Known internationally, the choir has won many awards in contests such as International Polyphonic Competition - Guido of Arezzo in Arezzo, Italy (best result: 1st prize in children's choir category, 2018), Vittorio Veneto National Competition (won two 1st prizes and the Grand Prize "Efrem Casagrande" in 2022), International Choral Competition - professor Georgi D. Dimitrov in Varna, Bulgaria (1st prize in children's and youth choirs category, 2023), European Music Festival for Young People in Neerpelt, Belgium (won three 1st prizes "cum laude" and one 1st prize "summa cum laude" in 2024) and others.

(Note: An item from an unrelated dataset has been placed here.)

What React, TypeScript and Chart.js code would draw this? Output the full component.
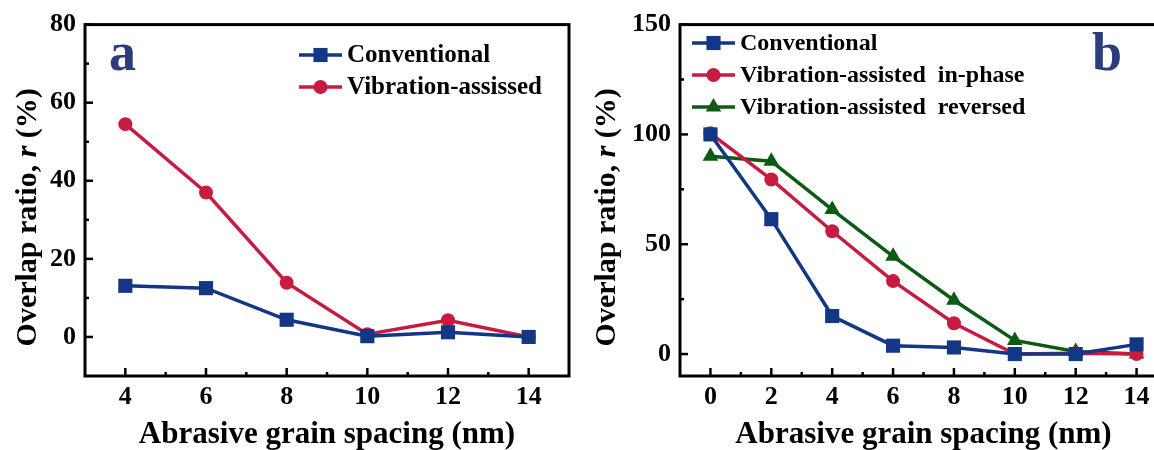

I Piccoli Cantori choir also recorded the soundtrack of the Italian TV series The Sea Beyond ("Mare Fuori") and Belcanto, both composed by Stefano Lentini.

== History ==
The Associazione Corale I Piccoli Cantori was founded in 1999 by its current conductor Salvina Miano, with the goal of promoting choral and musical education in the area. After initially performing in festivals throughout Italy, the choir won many awards in multiple competitions:
- 2012 - Vittorio Veneto City Trophies National Choral Competition - 3rd place (children's voices)
- 2013 - "B. Albanese" Competition of Caccamo - 1st place
- 2013 - "Il Garda in coro" National Competition of Malcesine - 3rd place (sacred polyphony) - 3rd place (secular polyphony) - special prize for best sacred repertoire
- 2015 - "InCanto Mediterraneo" International Choral Festival of Milazzo - silver medal
- 2015 - Guido of Arezzo National Competition - 2nd place (children's voices) - Feniarco special prize for communicative quality in musical expression
- 2015 - A.M.A. Calabria National Competition of Lamezia Terme - 1st place
- 2017 - "Il Garda in coro" National Competition of Malcesine - 1st place (junior) - 1st place (children's voices) - Winner of the "Il Garda in coro" Grand Prix
- 2018 - Guido of Arezzo International Polyphonic Competition - 1st place (children's voices) - 3rd place (sacred polyphony)
- 2022 - Vittorio Veneto City Trophies National Choral Competition - 1st place (children's voices) - 1st place (sacred polyphony) - special prize for the best project-programme - Winner of the Efrem Casagrande Grand Prix
- 2023 - "Professor G. Dimitrov" International Choral Competition of Varna - 1st place (children's and youth voices) - special prize for the best performance of a Bulgarian piece by a foreign choir - special prize for best conducting
- 2024 - European Music Festival for Young People of Neerpelt - 1st prize cum laude (children's voices) - 1st prize Summa cum laude (mixed youth) - 1st prize cum laude (children's voices Pennant Series) - 1st prize cum laude (equal voices youth Pennant Series)
- 2025 - "Il Cantagiovani" International Competition and Festival - 1st place (sacred and secular polyphony) - "Dante Cianciaruso" special prize for the highest score in the performance of an early music piece

== Members ==
The conductor of the I Piccoli Cantori choir is Salvina Miano (its founder), while the president is Salvatore Perdichizzi. There are around fifty members among the three main groups (children's choir, equal voices youth choir, mixed youth choir). The accompanists are pianists Dario T. Pino (children and equal voices) and Anita Munafò (children and mixed choir).